Our guest blogger this week is Priscilla Toomey, Associate Broker, JD, Top 5, ABR, SRES, Certified EcoBroker, Julia B. Fee Sothebys International Realty.
While many of us have heard the terms “universal design” and “aging in place,” their meanings and implications may be vague to us. They are universal movements and also have implications for house design going forward.
Basically, universal design is the concept that spaces should be aesthetically pleasing but also be easy to use by people with (or without) disabilities and by the aging population. A few examples that are commonplace are audiobooks, slip-resistant surfaces, automatic doors, closed captioned television, curb cuts at corners, low-floor busses, Velcro, cabinets with pull-out shelves, lever handles instead of knobs for opening doors, and no-stair access to housing.
A major benefit of universal design is that it makes it easier for people to continue living in their own homes.

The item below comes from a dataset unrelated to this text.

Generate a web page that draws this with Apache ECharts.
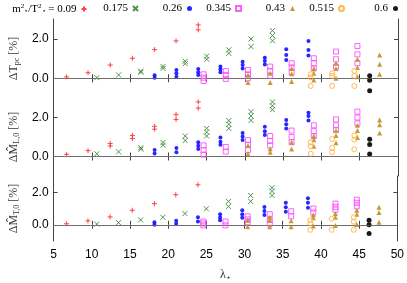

We are living with an aging population. By 2030, the US population aged 65 and over is expected to grow to 71.5 million people, from about half that number in 2006. More and more people want to “age in place” (AIP) rather than go into assisted living, if at all possible.
Aging in place is a world-wide movement, because populations everywhere are living longer. The idea is to enable people to remain in their own homes as they age by providing resources and support services, rather than having them move into assisted living, which is far more costly and more disruptive. Universal design elements can help them do that, while postponing the need for expensive institutional care.
There are more aging in place organizations in Westchester than you may have imagined. There are currently three aging in place models in Westchester County and several organizations in different parts of the county encouraging the formation of AIPs. One close-by example of an aging in place resource is Gramatan Village in Bronxville, NY.
For legal needs, there are lawyers who specialize in a relatively new field known as “elder law”. For real estate, agents who are interested in working with older clients can become certified as Seniors Real Estate Specialists (SRES). When you need the expertise of one or the other, it’s nice to know they’re there.